McCartney’s empire sees sustainability built from the ground up. Today, the company boasts 51 stores, from L.A. to Tokyo. Last month, she opened her largest flagship store in London on Old Bond Street, replacing her Bruton Street location that opened in 2002. It’s an asylum of architecture and endless sustainability: handmade papier-mâché, recycled from the office’s paper waste, line the walls; most of the furniture is made of recycled materials, including reclaimed timber as sculptural plinths, foam, and vintage hand selected furniture; mannequins are made from a bioplastic material composed of 72% sugarcane derivative (which enables for significant reduction of Co2 emissions) — all this and more reflect the brand’s philosophy to reduce, reuse, and recycle. Even her bestselling bag, the Falabella, is still made from vegetarian leather and recycled plastic bottles.
“I had people who I actually employed who told me, ‘I don’t think you’re gonna have an accessories business unless you use leather,’ and things like that; questioning the ability to do something different in the industry,” she recalls. “It’s a fragile industry, so it’s not like I don’t have to work hard every single day to have a successful business, regardless of how I approach it. Both in design and everything — it’s a massive puzzle. Regardless of whether or not I have a sustainable house, that doesn’t mean I’m exempt from the problems every other fashion house has, too.”
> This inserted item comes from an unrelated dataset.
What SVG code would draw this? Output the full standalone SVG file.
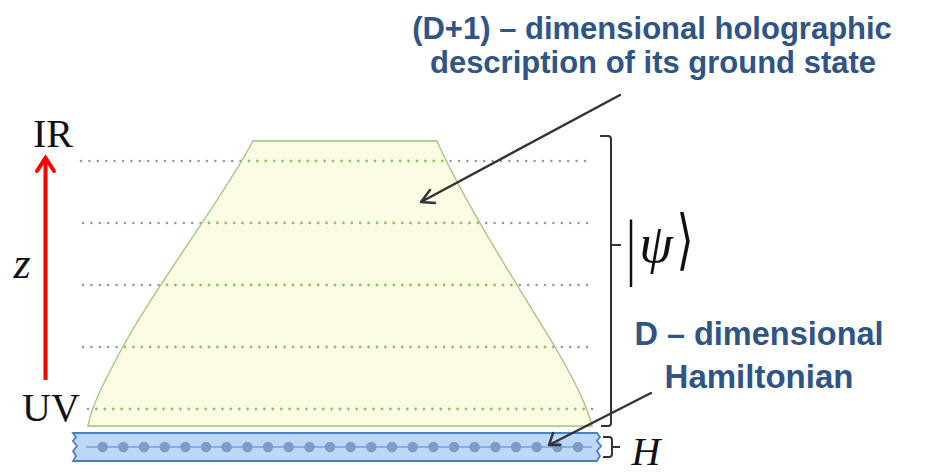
<svg xmlns="http://www.w3.org/2000/svg" width="947" height="474" viewBox="0 0 947 474">
<style>
.lbl{font-family:"Liberation Sans",Arial,sans-serif;font-weight:bold;fill:#2f5486;text-anchor:middle}
.serif{font-family:"Liberation Serif","DejaVu Serif",serif;fill:#111}
.dots{stroke:#9a9a9a;stroke-width:2.6;stroke-linecap:round;stroke-dasharray:0 8.4;fill:none}
.dotsg{stroke:#8cc46a;stroke-width:2.8;stroke-linecap:round;stroke-dasharray:0 8.4;fill:none}
.conn{stroke:#333;stroke-width:2.4;fill:none;stroke-linecap:round;stroke-linejoin:round}
.brk{stroke:#333;stroke-width:2;fill:none}
</style>
<defs>
<clipPath id="cp"><path d="M253,141 L437,141 C460,195 520,290 555,347 C572,377 585,400 592,426 L88,426 C92,405 105,380 125,343 C160,280 225,195 253,141 Z"/></clipPath>
</defs>
<g id="bulk">
<path d="M253,141 L437,141 C460,195 520,290 555,347 C572,377 585,400 592,426 L88,426 C92,405 105,380 125,343 C160,280 225,195 253,141 Z" fill="#fbfce3" stroke="#a8c98a" stroke-width="1.3"/>
</g>
<g id="layers">
<path class="dots" d="M81,161 H586 M83,223 H588 M83,285 H588 M83,347 H588 M88,409 H592"/>
<g clip-path="url(#cp)"><rect x="80" y="130" width="520" height="300" fill="#fbfce3"/><path class="dotsg" d="M81,161 H586 M83,223 H588 M83,285 H588 M83,347 H588 M88,409 H592"/></g>
<path d="M253,141 L437,141 C460,195 520,290 555,347 C572,377 585,400 592,426 L88,426 C92,405 105,380 125,343 C160,280 225,195 253,141 Z" fill="none" stroke="#a8c98a" stroke-width="1.3"/>
</g>
<g id="boundary">
<path d="M73,433 H597 L600,437 L597,441 L601,446 L597,451 L600,456 L597,461 H73 L76,456 L73,451 L77,446 L73,441 L76,437 Z" fill="#bcd8f6" stroke="#4a80c2" stroke-width="1.8"/>
<line x1="86" y1="447" x2="592" y2="447" stroke="#7e9fca" stroke-width="1.4"/>
<g fill="#7b9cc9">
<circle cx="102.7" cy="447" r="5.2"/><circle cx="123.4" cy="447" r="5.2"/><circle cx="144.0" cy="447" r="5.2"/><circle cx="164.7" cy="447" r="5.2"/><circle cx="185.4" cy="447" r="5.2"/><circle cx="206.0" cy="447" r="5.2"/><circle cx="226.7" cy="447" r="5.2"/><circle cx="247.4" cy="447" r="5.2"/><circle cx="268.0" cy="447" r="5.2"/><circle cx="288.7" cy="447" r="5.2"/><circle cx="309.4" cy="447" r="5.2"/><circle cx="330.0" cy="447" r="5.2"/><circle cx="350.7" cy="447" r="5.2"/><circle cx="371.4" cy="447" r="5.2"/><circle cx="392.0" cy="447" r="5.2"/><circle cx="412.7" cy="447" r="5.2"/><circle cx="433.4" cy="447" r="5.2"/><circle cx="454.0" cy="447" r="5.2"/><circle cx="474.7" cy="447" r="5.2"/><circle cx="495.4" cy="447" r="5.2"/><circle cx="516.0" cy="447" r="5.2"/><circle cx="536.7" cy="447" r="5.2"/><circle cx="557.4" cy="447" r="5.2"/><circle cx="578.0" cy="447" r="5.2"/>
</g>
</g>
<g id="axis">
<line x1="45.5" y1="380" x2="45.5" y2="158" stroke="#ff0000" stroke-width="4"/>
<polyline points="37,171 45.5,158 54,171" fill="none" stroke="#ff0000" stroke-width="4" stroke-linecap="round" stroke-linejoin="miter"/>
<text class="serif" x="53" y="147" font-size="40" text-anchor="middle">IR</text>
<text class="serif" x="51" y="421" font-size="40" text-anchor="middle">UV</text>
<text class="serif" x="22" y="278" font-size="44" font-style="italic" text-anchor="middle">z</text>
</g>
<g id="psi-bracket">
<path class="brk" d="M600,136 H608 Q611,136 611,139 V423 Q611,426 608,426 H601 M611,245 H621"/>
<text class="serif" x="631" y="261" font-size="50" text-anchor="middle" transform="translate(0,-120) scale(1,1.5)">|</text>
<text class="serif" x="656" y="262" font-size="54" font-style="italic" text-anchor="middle">ψ</text>
<text x="685" y="262" font-size="44" text-anchor="middle" font-family="DejaVu Serif,serif" fill="#111" transform="translate(0,-131) scale(1,1.5)">⟩</text>
</g>
<g id="H-bracket">
<path class="brk" d="M603,437 H609 Q612,437 612,440 V454 Q612,457 609,457 H603 M612,447 H620"/>
<text class="serif" x="646" y="465" font-size="40" font-style="italic" text-anchor="middle">H</text>
</g>
<g id="label-bulk">
<text class="lbl" x="652" y="39" font-size="31">(D+1) – dimensional holographic</text>
<text class="lbl" x="653" y="73" font-size="31">description of its ground state</text>
</g>
<g id="label-ham">
<text class="lbl" x="759" y="345" font-size="32.5">D – dimensional</text>
<text class="lbl" x="759" y="388" font-size="33">Hamiltonian</text>
</g>
<g id="connectors">
<path class="conn" d="M620,95 L421,202 M430,190 L421,202 L435,203"/>
<path class="conn" d="M651,393 L549,445 M553,433 L549,445 L560,445"/>
</g>
</svg>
So, back to that idea of being self-made. It’s not for nothing that McCartney’s determination to expand and promote a sustainable brand in the face of skeptics and naysayers has gotten her so far. To thrive in an industry that doesn’t set anyone up for success, let alone supports the idea that fashion should be conscious, is as political as McCartney is going to get — and shouldn’t that count for something?